## Start Given information
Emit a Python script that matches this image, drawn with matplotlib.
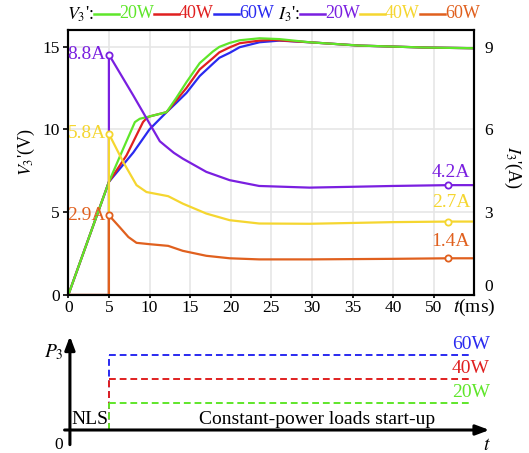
import matplotlib
matplotlib.use("Agg")
import matplotlib.pyplot as plt
from matplotlib.offsetbox import TextArea, DrawingArea, HPacker, AnchoredOffsetbox
from matplotlib.lines import Line2D

plt.rcParams['font.family'] = ['Liberation Serif', 'DejaVu Serif']
plt.rcParams['mathtext.fontset'] = 'stix'

# ---------------- data ----------------
# V3' (V) for constant-power loads 20W / 40W / 60W
t_v20 = [0, 5, 6.76, 8.2, 8.8, 10, 12.1, 13.3, 14.55, 16.18, 17.8, 18.6, 19.87, 21.1, 23.55, 26, 29.7, 35.8, 44, 50]
v20 = [0, 6.83, 8.83, 10.44, 10.64, 10.78, 11.04, 11.9, 12.85, 14.0, 14.7, 14.98, 15.22, 15.38, 15.5, 15.45, 15.26, 15.06, 14.94, 14.9]
t_v40 = [0, 5, 7.17, 9.2, 9.6, 10, 12.1, 13.3, 14.55, 16.18, 17.8, 18.6, 19.87, 21.1, 23.55, 25.2, 29.7, 35.8, 44, 50]
v40 = [0, 6.83, 8.43, 10.44, 10.66, 10.78, 11.04, 11.75, 12.5, 13.62, 14.3, 14.65, 14.95, 15.2, 15.36, 15.4, 15.26, 15.06, 14.94, 14.9]
t_v60 = [0, 5, 8, 10, 12.1, 13.3, 14.55, 16.18, 17.8, 18.6, 19.87, 21.1, 23.55, 26, 29.7, 35.8, 44, 50]
v60 = [0, 6.83, 8.6, 10.0, 11.04, 11.6, 12.2, 13.22, 13.96, 14.32, 14.62, 14.96, 15.26, 15.36, 15.26, 15.06, 14.94, 14.9]

# I3' (A)
t_i20 = [0, 5, 5, 8, 11.27, 11.88, 13, 14.1, 17, 19.87, 23.5, 29.7, 35, 40, 46.8, 50]
i20 = [0, 0, 8.71, 7.23, 5.57, 5.42, 5.15, 4.94, 4.46, 4.16, 3.95, 3.89, 3.92, 3.95, 3.98, 3.98]
t_i40 = [0, 5, 5, 6.76, 8.4, 9.63, 12.3, 14.1, 17, 19.87, 23.5, 29.7, 35, 40, 46.8, 50]
i40 = [0, 0, 5.84, 4.82, 3.98, 3.73, 3.58, 3.31, 2.95, 2.71, 2.59, 2.58, 2.61, 2.64, 2.66, 2.66]
t_i60 = [0, 5, 5, 6.35, 7.4, 8.4, 10.04, 12.3, 14.1, 17, 19.87, 23.5, 29.7, 40, 46.8, 50]
i60 = [0, 0, 2.89, 2.45, 2.1, 1.89, 1.84, 1.78, 1.6, 1.42, 1.33, 1.29, 1.29, 1.31, 1.33, 1.33]

peak_labels = ["8.8A", "5.8A", "2.9A"]
end_labels = ["4.2A", "2.7A", "1.4A"]
t_peak = 5
t_end = 46.8

x_ticks = [0, 5, 10, 15, 20, 25, 30, 35, 40, 45]
x_ticklabels = ["0", "5", "10", "15", "20", "25", "30", "35", "40", "50"]
yl_ticks = [0, 5, 10, 15]
yr_ticks = [0, 3, 6, 9]

powers = [20, 40, 60]
power_labels = ["20W", "40W", "60W"]

# styling
c_v = ['#5fe62a', '#e02020', '#2a2af0']
c_i = ['#7a1fe0', '#f5d630', '#e0601e']
end_label_offsets = [9, 13.7, 12.2]  # points above the line

W, H = 529, 453
fig = plt.figure(figsize=(W / 100, H / 100), dpi=100)

def px_ax(l, t, r, b):
    return fig.add_axes([l / W, 1 - b / H, (r - l) / W, (b - t) / H])

FS = 13
FS_T = 12.5
FS_A = 14

# ---------------- top panel ----------------
ax = px_ax(68.3, 30, 474.3, 295)
ax.set_xlim(0, 50)
ax.set_ylim(0, 16)
ax.set_xticks(x_ticks)
ax.set_xticklabels(x_ticklabels)
ax.set_yticks(yl_ticks)
ax.grid(True, color='#e6e6e6', lw=1.2)
ax.set_axisbelow(True)
ax.tick_params(axis='y', direction='out', length=3.5, width=1.2, pad=2.5, labelsize=FS_T)
ax.tick_params(axis='x', direction='out', length=2.5, width=1.2, pad=0.8, labelsize=FS_T)
for s in ax.spines.values():
    s.set_linewidth(1.5)

ax2 = ax.twinx()
ax2.set_ylim(0, 9.6)
ax2.set_yticks(yr_ticks)
ax2.tick_params(length=0, pad=7, labelsize=FS_T)
for s in ax2.spines.values():
    s.set_linewidth(1.5)
ax2.yaxis.get_major_ticks()[0].label2.set_va('bottom')

for tt, ii, c in zip([t_i20, t_i40, t_i60], [i20, i40, i60], c_i):
    ax2.plot(tt, ii, color=c, lw=1.6, solid_joinstyle='round')

for tt, vv, c in zip([t_v60, t_v40, t_v20], [v60, v40, v20], c_v[::-1]):
    ax.plot(tt, vv, color=c, lw=1.6, solid_joinstyle='round')

for tt, ii, c, pl, el, off in zip([t_i20, t_i40, t_i60], [i20, i40, i60], c_i,
                                  peak_labels, end_labels, end_label_offsets):
    pk = ii[2]
    ed = ii[tt.index(t_end)]
    ax2.plot([t_peak, t_end], [pk, ed], ls='none', marker='o', ms=4.5, mfc='white',
             mec=c, mew=1.3, zorder=5)
    ax2.annotate(pl, xy=(t_peak, pk), xytext=(-2, 0), textcoords='offset points',
                 ha='right', va='center', color=c, fontsize=FS_A)
    ax2.annotate(el, xy=(50, ed), xytext=(-3, off), textcoords='offset points',
                 ha='right', va='center', color=c, fontsize=FS_A)

ax.annotate(r"$t$(ms)", xy=(50, 0), xycoords=('data', 'axes fraction'),
            xytext=(0, -1.5), textcoords='offset points', ha='center', va='top',
            fontsize=FS_A, annotation_clip=False)

fig.text(26 / W, 1 - 152 / H, r"$V_3$'(V)", rotation=90, ha='center', va='center', fontsize=FS)
fig.text(513 / W, 1 - 167 / H, r"$I_3$'(A)", rotation=270, ha='center', va='center', fontsize=FS)

# legend row at top
def seg(color):
    da = DrawingArea(18, 8, 0, 0)
    da.add_artist(Line2D([0, 18], [4, 4], color=color, lw=1.8))
    return da

def txt(s, color='black'):
    return TextArea(s, textprops=dict(color=color, fontsize=FS))

items = [txt(r"$V_3$':")]
for c, lab in zip(c_v, power_labels):
    items += [seg(c), txt(lab, c)]
items += [txt(" "), txt(r"$I_3$':")]
for c, lab in zip(c_i, power_labels):
    items += [seg(c), txt(lab, c)]
pack = HPacker(children=items, align='center', pad=0, sep=0)
box = AnchoredOffsetbox(loc='center', child=pack, frameon=False, pad=0, borderpad=0,
                        bbox_to_anchor=(273.5 / W, 1 - 14 / H), bbox_transform=fig.transFigure)
fig.add_artist(box)

# ---------------- bottom panel ----------------
bx = px_ax(68.3, 330, 474.3, 453)
bx.set_xlim(0, 50)
bx.set_ylim(-(453 - 427) / 1.2, (427 - 330) / 1.2)
bx.axis('off')

y_axis = -2.5
bx.annotate('', xy=(52.2, y_axis), xytext=(-0.8, y_axis),
            arrowprops=dict(arrowstyle='-|>,head_length=0.8,head_width=0.3', lw=2.2, color='black'),
            annotation_clip=False)
bx.annotate('', xy=(0.2, 78), xytext=(0.2, -17),
            arrowprops=dict(arrowstyle='-|>,head_length=0.8,head_width=0.3', lw=2.2, color='black'),
            annotation_clip=False)

for p, c in zip(powers[::-1], c_v[::-1]):
    bx.plot([t_peak, t_peak], [y_axis, p], color=c, lw=1.4, ls=(0, (3.5, 2)))
for p, c, lab in zip(powers, c_v, power_labels):
    bx.plot([t_peak, 49.5], [p, p], color=c, lw=1.4, ls=(0, (3.5, 2)))
    bx.text(51.9, p + 9, lab, color=c, fontsize=FS_A, ha='right', va='center', clip_on=False)

bx.text(2.7, 6, "NLS", fontsize=FS_A, ha='center', va='center')
bx.text(30.6, 6, "Constant-power loads start-up", fontsize=FS_A, ha='center', va='center')
bx.text(-0.6, 62, r"$P_3$", fontsize=FS_A, ha='right', va='center', clip_on=False)
bx.text(-0.7, -15, "0", fontsize=FS_T, ha='right', va='center', clip_on=False)
bx.text(51.5, -15, r"$t$", fontsize=FS_A, ha='center', va='center', clip_on=False)

fig.savefig("out.png", dpi=100)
## End Given information
# Your instructions:
Look at the listing and set down only the lines from its start through the line with "plt.rcParams['mathtext.fontset'] = 'stix'", word for word and without pictures.

# In response:
Emit a Python script that matches this image, drawn with matplotlib.
import matplotlib
matplotlib.use("Agg")
import matplotlib.pyplot as plt
from matplotlib.offsetbox import TextArea, DrawingArea, HPacker, AnchoredOffsetbox
from matplotlib.lines import Line2D

plt.rcParams['font.family'] = ['Liberation Serif', 'DejaVu Serif']
plt.rcParams['mathtext.fontset'] = 'stix'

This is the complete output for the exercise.